The key problem with investing through advisers is that the financial services companies treat the advisers as their clients and not you, whose money they receive.

What you should do

If you are certain that you do not need to approach a financial adviser, you should shop around and find out which product providers do not force you to use an adviser and do not deduct an equivalent fee from your investment. One such company is Allan Gray.

(If there are other companies that allow you to invest directly - without adding on replacement fees - let me know who they are. I will happily publish their names in Personal Finance.)

Some companies, although they profess not to accept direct business, will do so if the investment is a significant amount of money. So, do not simply take the initial "no" for an answer.

If you do require advice, you should insist on paying an hourly fee for it. Any commissions or fees payable on the products you purchase should be deducted from the fee you pay directly to the adviser for his or her advice.

You must also remember that with most financial products, there are both initial and annual commissions or fees payable to advisers. Both sets of commissions or fees are negotiable.

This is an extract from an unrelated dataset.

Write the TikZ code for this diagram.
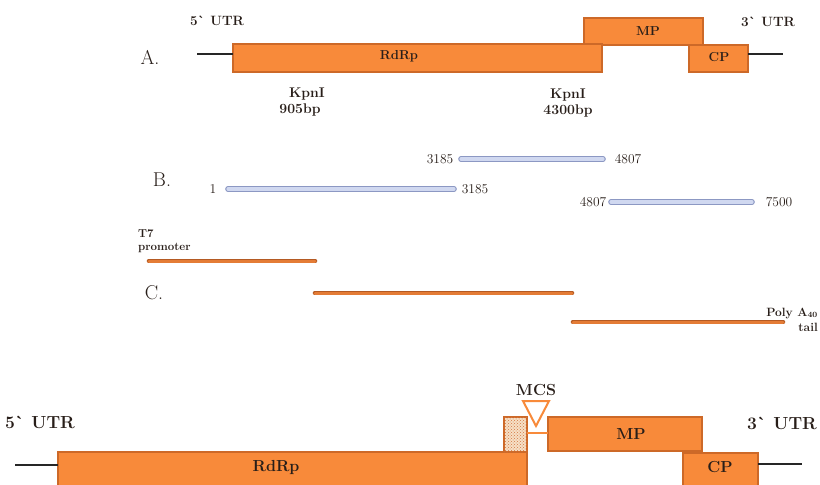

When you approach an adviser, you should insist that you are provided with details of all commissions and fees in three ways:

- As a percentage of your investment;

- As the rand amount you will pay over the entire investment period; and

- On a "reduced yield" basis. A reduced yield will show you how the costs will reduce the return you will finally receive. This should be calculated by taking all costs, assuming a rate of return and then comparing this figure with what your final total return would have been if no costs had been levied.

This three-way breakdown will enable you to clearly understand how the costs will affect your returns. An annual fee of, for example, 0.5 percent may seem very little, but it can have a significant impact on your returns over the long term.

Remember, it is your money and you are entitled to negotiate.